- What the exercise asks:
Wherever the string "matplotlib" appears in a line, extract that line.

** START OF Records for the task **

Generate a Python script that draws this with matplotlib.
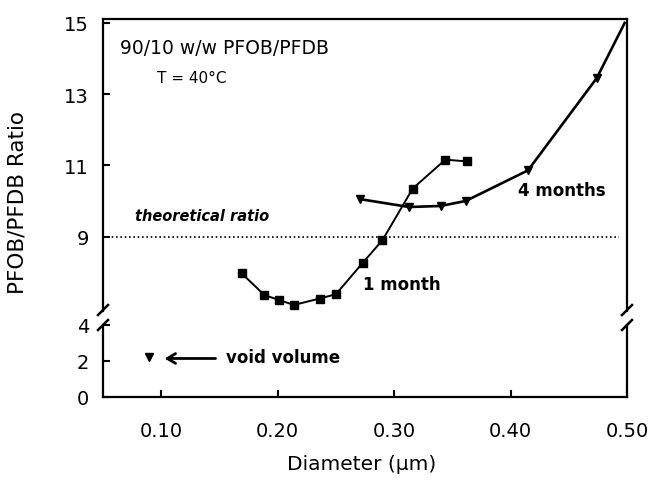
import numpy as np
import matplotlib.pyplot as plt

plt.rcParams['font.family'] = 'DejaVu Sans'

# 1 month (squares)
diam_1mo = [0.169, 0.1885, 0.201, 0.214, 0.236, 0.250, 0.273, 0.290, 0.316, 0.344, 0.363]
ratio_1mo = [7.97, 7.36, 7.22, 7.08, 7.26, 7.38, 8.26, 8.90, 10.35, 11.16, 11.11]

# 4 months (down triangles), last point sits at the plot corner
diam_4mo = [0.271, 0.313, 0.340, 0.3615, 0.415, 0.474, 0.498]
ratio_4mo = [10.05, 9.83, 9.86, 10.00, 10.86, 13.45, 15.0]

# void volume point
void_diam = [0.0898]
void_ratio = [2.2]

theory = 9.0

upper_ticks = [9, 11, 13, 15]
lower_ticks = [0, 2, 4]
x_ticks = [0.10, 0.20, 0.30, 0.40, 0.50]

fig = plt.figure(figsize=(6.51, 5.02), dpi=100)
left, width = 103 / 651, 524 / 651
ax_top = fig.add_axes([left, 1 - 312 / 502, width, (312 - 20) / 502])
ax_bot = fig.add_axes([left, 1 - 398 / 502, width, (398 - 326) / 502])

for ax in (ax_top, ax_bot):
    ax.set_xlim(0.05, 0.50)
    for s in ax.spines.values():
        s.set_linewidth(1.6)
    ax.tick_params(direction='in', length=5, width=1.5, labelsize=14)

ax_top.set_ylim(6.91, 15.11)
ax_bot.set_ylim(0, 4.0)
ax_top.spines['bottom'].set_visible(False)
ax_bot.spines['top'].set_visible(False)

ax_top.set_yticks(upper_ticks)
ax_top.set_xticks([])
ax_top.tick_params(axis='y', pad=10)
ax_bot.set_yticks(lower_ticks)
ax_bot.set_xticks(x_ticks)
ax_bot.set_xticklabels([f"{v:.2f}" for v in x_ticks])
ax_bot.tick_params(axis='x', pad=17)
ax_bot.tick_params(axis='y', pad=10)

# data
ax_top.axhline(theory, color='black', lw=1.2, ls=(0, (1, 1.6)), xmax=0.985)
ax_top.plot(diam_1mo, ratio_1mo, color='black', lw=1.4, marker='s', ms=5.5)
ax_top.plot(diam_4mo, ratio_4mo, color='black', lw=1.9, clip_on=False)
ax_top.plot(diam_4mo[:-1], ratio_4mo[:-1], ls='none', color='black', marker='v', ms=6)
ax_bot.plot(void_diam, void_ratio, ls='none', color='black', marker='v', ms=6)

# annotations
ax_top.text(0.0646, 14.32, "90/10 w/w PFOB/PFDB", fontsize=13.5, va='center')
ax_top.text(0.0964, 13.48, "T = 40°C", fontsize=11, va='center')
ax_top.text(0.0775, 9.58, "theoretical ratio", fontsize=10.5, fontweight='bold',
            style='italic', va='center')
ax_top.text(0.2736, 7.67, "1 month", fontsize=12, fontweight='bold', va='center')
ax_top.text(0.4067, 10.31, "4 months", fontsize=12, fontweight='bold', va='center')
ax_bot.annotate("", xy=(0.1004, 2.14), xytext=(0.149, 2.14),
                arrowprops=dict(arrowstyle='->,head_length=0.6,head_width=0.35',
                                lw=2, color='black'))
ax_bot.text(0.156, 2.2, "void volume", fontsize=12, fontweight='bold', va='center')

# break marks on the spines
for xp in (103, 627):
    for yp in (311, 326):
        fig.add_artist(plt.Line2D([(xp - 5) / 651, (xp + 5) / 651],
                                  [1 - (yp + 5) / 502, 1 - (yp - 5) / 502],
                                  color='black', lw=1.8))

fig.text(18 / 651, 1 - 203 / 502, "PFOB/PFDB Ratio", rotation=90,
         fontsize=15.5, ha='center', va='center')
fig.text(362 / 651, 1 - 465 / 502, "Diameter (μm)", fontsize=14.5,
         ha='center', va='center')

fig.savefig("out.png", dpi=100)
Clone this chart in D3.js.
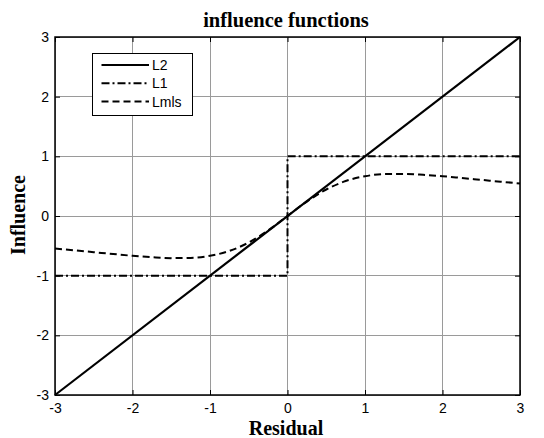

** END OF Records for the task **

- Result:
Generate a Python script that draws this with matplotlib.
import matplotlib.pyplot as plt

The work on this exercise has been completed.